Frequently asked questions
What are the four terminals on a standard automotive relay and what do they do?
The four terminals are: 30 (battery positive input to the main contacts), 87 (switched output to the load when the coil is energised — normally open contact), 85 (coil negative, to ground), and 86 (coil positive, receives the trigger signal from the switch). Terminal 87a appears on 5-pin relays as the normally-closed contact output.
Why does adding a relay to my headlight circuit make the lights brighter?
When headlight current flows through a worn switch, the switch's contact resistance causes a voltage drop. A 1 Ω contact resistance in a 10 A circuit drops 10 V — the headlight bulb receives only 2 V instead of 12 V. With a relay, the high current flows through the relay's low-resistance main contacts directly from the battery, and the bulbs receive close to the full 12–14 V supply.

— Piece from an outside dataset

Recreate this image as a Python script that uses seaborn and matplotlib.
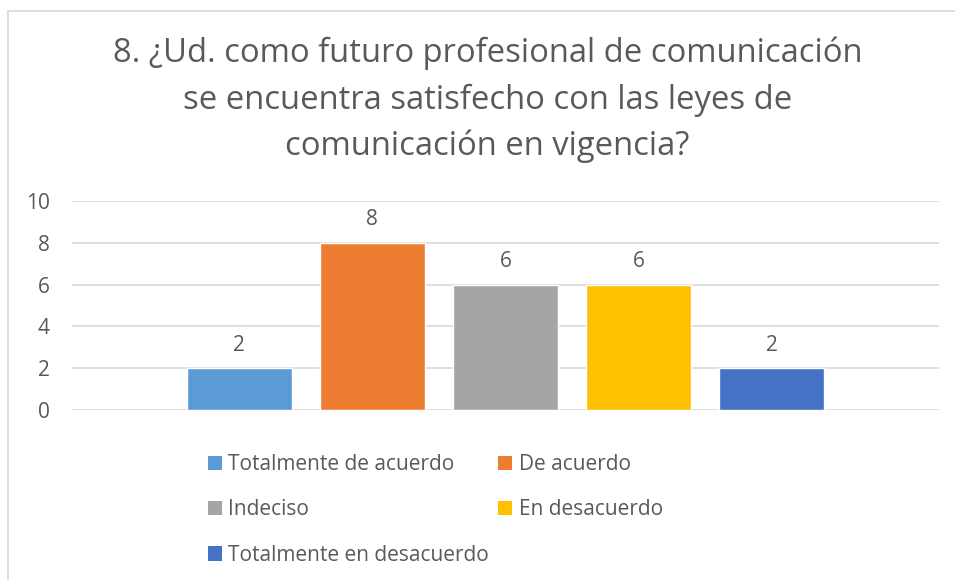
"""Recreate the Excel-style bar chart on satisfaction with communication laws."""

import matplotlib

matplotlib.use("Agg")

import matplotlib.pyplot as plt
import pandas as pd
import seaborn as sns
from matplotlib.patches import Patch, Rectangle

categories = [
    "Totalmente de acuerdo",
    "De acuerdo",
    "Indeciso",
    "En desacuerdo",
    "Totalmente en desacuerdo",
]
counts = [2, 8, 6, 6, 2]
colors = ["#5B9BD5", "#ED7D31", "#A5A5A5", "#FFC000", "#4472C4"]
y_ticks = [0, 2, 4, 6, 8, 10]
title = (
    "8. ¿Ud. como futuro profesional de comunicación\n"
    "se encuentra satisfecho con las leyes de\n"
    "comunicación en vigencia?"
)

TEXT = "#595959"
GRID = "#D9D9D9"


def main() -> None:
    sns.set_style("white")
    plt.rcParams["font.family"] = ["Open Sans", "DejaVu Sans"]

    df = pd.DataFrame({"respuesta": categories, "n": counts})

    fig = plt.figure(figsize=(9.55, 5.8), dpi=100)
    ax = fig.add_axes([72 / 955, 1 - 410 / 580, (939 - 72) / 955, (410 - 201) / 580])

    sns.barplot(
        data=df,
        x="respuesta",
        y="n",
        hue="respuesta",
        palette=colors,
        width=0.79,
        legend=False,
        saturation=1,
        ax=ax,
    )
    for container in ax.containers:
        ax.bar_label(container, padding=9, fontsize=15, color=TEXT)

    ax.set_xlim(-1.255, 5.255)
    ax.set_ylim(0, 10)
    ax.set_yticks(y_ticks)
    ax.set_xticks([])
    ax.set_xlabel("")
    ax.set_ylabel("")
    ax.tick_params(axis="y", length=0, pad=16, labelsize=15, labelcolor=TEXT)
    ax.grid(axis="y", color=GRID, linewidth=1.2)
    ax.set_axisbelow(True)
    sns.despine(ax=ax, left=True, bottom=True)

    fig.text(
        487.5 / 955,
        1 - 100 / 580,
        title,
        ha="center",
        va="center",
        fontsize=23.6,
        color=TEXT,
        linespacing=1.52,
    )

    handles = [Patch(facecolor=c, edgecolor="none") for c in colors]
    order = [0, 2, 4, 1, 3]
    fig.legend(
        [handles[i] for i in order],
        [categories[i] for i in order],
        ncol=2,
        loc="upper left",
        bbox_to_anchor=(208 / 955, 1 - 454 / 580),
        frameon=False,
        fontsize=15,
        labelcolor=TEXT,
        handlelength=0.67,
        handleheight=0.67,
        handletextpad=0.3,
        columnspacing=0.45,
        labelspacing=1.17,
        borderpad=0,
        borderaxespad=0,
    )

    fig.patches.append(
        Rectangle(
            (8 / 955, -0.1),
            1.2,
            1 - 11 / 580 + 0.1,
            transform=fig.transFigure,
            fill=False,
            edgecolor=GRID,
            linewidth=1.2,
        )
    )

    fig.savefig("out.png", dpi=100)
    plt.close(fig)


if __name__ == "__main__":
    main()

What size fuse should I use on the battery supply wire to my headlight relay?
Calculate the fuse size based on the total wattage of the headlights. At 12 V: fuse rating = total watts / 12 V, then add 25–30% margin. Two 55 W bulbs = 110 W / 12 V ≈ 9.2 A — use a 15 A fuse. For LED upgrades with much lower wattage, reduce accordingly. Always fit the fuse as close to the battery positive terminal as possible.
Can I use one relay for both the high-beam and low-beam headlights?
Only if the relay's contact rating is sufficient for the combined load and if the switching logic works — a single-relay setup that enables one beam at a time could use a 5-pin relay with NC for low beam and NO for high beam, de-energised for low and energised for high. However, in practice, using separate relays for high and low beams is simpler, more reliable, and allows independent fusing of each circuit.
Do I need relays for modern LED headlights?
LED headlight bulbs draw significantly less current than halogen equivalents, often 50–80% less. If upgrading to LED within the OEM headlight housing and the switch is in good condition, a relay may not be strictly necessary. However, some LED conversion kits include relay harnesses because the LED driver electronics require stable voltage for correct colour temperature and brightness, and relay wiring ensures minimal voltage drop.
How do I wire headlights with a relay?
Connect relay terminal 30 to a fused battery positive, terminal 87 to the headlight lamp, terminal 86 to the existing headlight switch output (the trigger wire), and terminal 85 to chassis ground. When the headlight switch is turned on, it energises the relay coil, closing the main contact and supplying full battery voltage directly to the lamp. This bypasses the long factory wiring harness, eliminating voltage drop and delivering full brightness. Use a relay rated at least 30 A for high-beam loads.
What is a Roots headlight relay wiring diagram?
Roots is a brand of automotive relay harness kits popular in Southeast Asia and Australia for headlight upgrades. Their headlight relay harnesses typically follow the standard 5-pin relay configuration: pin 30 to fused battery positive, pin 87 to the headlight bulb, pin 85 to ground, and pin 86 to the original switch feed. The kit includes pre-terminated connectors to simplify installation. Refer to the specific Roots product instruction sheet for exact wire colours, as these can vary between kit versions.